You don’t have to renovate the entire space to get the benefits. Adding something simple – a wooden side table, a plant in the corner – shifts the whole mood of a room. Places filled with natural materials just seem to settle the nerves and offer a kind of peace you can actually feel.

Furniture Placement and How Space Moves

If furniture isn’t where it makes sense, everything feels just a little bit off. Blocked hallways or random furniture can make a room feel tense or even exhausting. But if you can move through a space without thinking – or reach what you need without zig-zagging around – it instantly feels lighter. For work, that’s huge. A desk that looks out a window feels worlds better than facing the wall. Grouping seats together instead of letting them drift apart invites people to actually talk to each other.

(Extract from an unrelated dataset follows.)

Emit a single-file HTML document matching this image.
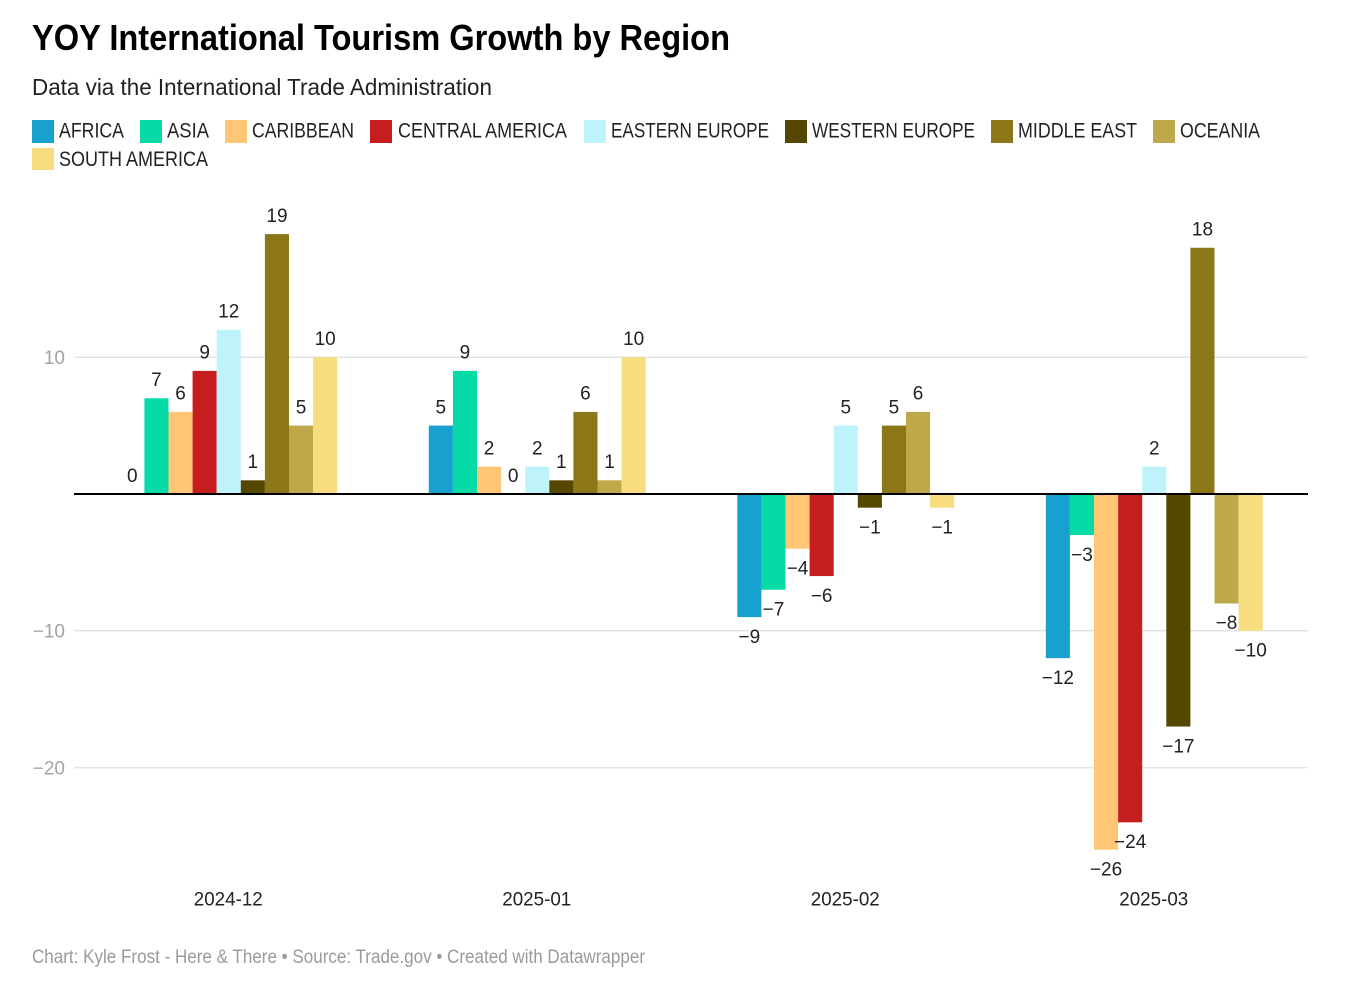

Today, homes rarely have a single “purpose.” They’re offices, gyms, man caves. Zone up space with different areas (a cozy reading spot, a no-mess workspace, a family dining zone). It’s less about square footage and more about giving each part its own mood. When that’s done right, life inside feels less scattered.

Clutter, Organization, and Cognitive Load

Too much stuff lying around can hit harder than you think. Visual mess adds an annoying hum to your brain; even shut-away jumble in drawers piles on a kind of mental drag. Suddenly, it’s tougher to unwind – or even focus at all.

The fix isn’t strict minimalism. It’s a place for everything, with enough closed storage to keep surfaces tidy. Hidden clutter counts too; if simply owning something makes you feel crowded, it may be time to let it go.

Sticking to matching bins or building in storage helps more than you might expect. Showing off only the items that matter – clears space in your head, not just your house. When things feel orderly, it’s easier to actually do the things you want, distraction-free.

Conclusion

Design psychology isn’t just about what looks good. It’s about shaping how you feel and think at home. Most people overlook those little decisions – the layout, the textures, the designer door handles – but each one nudges your mood or sharpens your focus. You shape your space, and your space shapes you, even if you only notice it after you change something and suddenly everything feels different.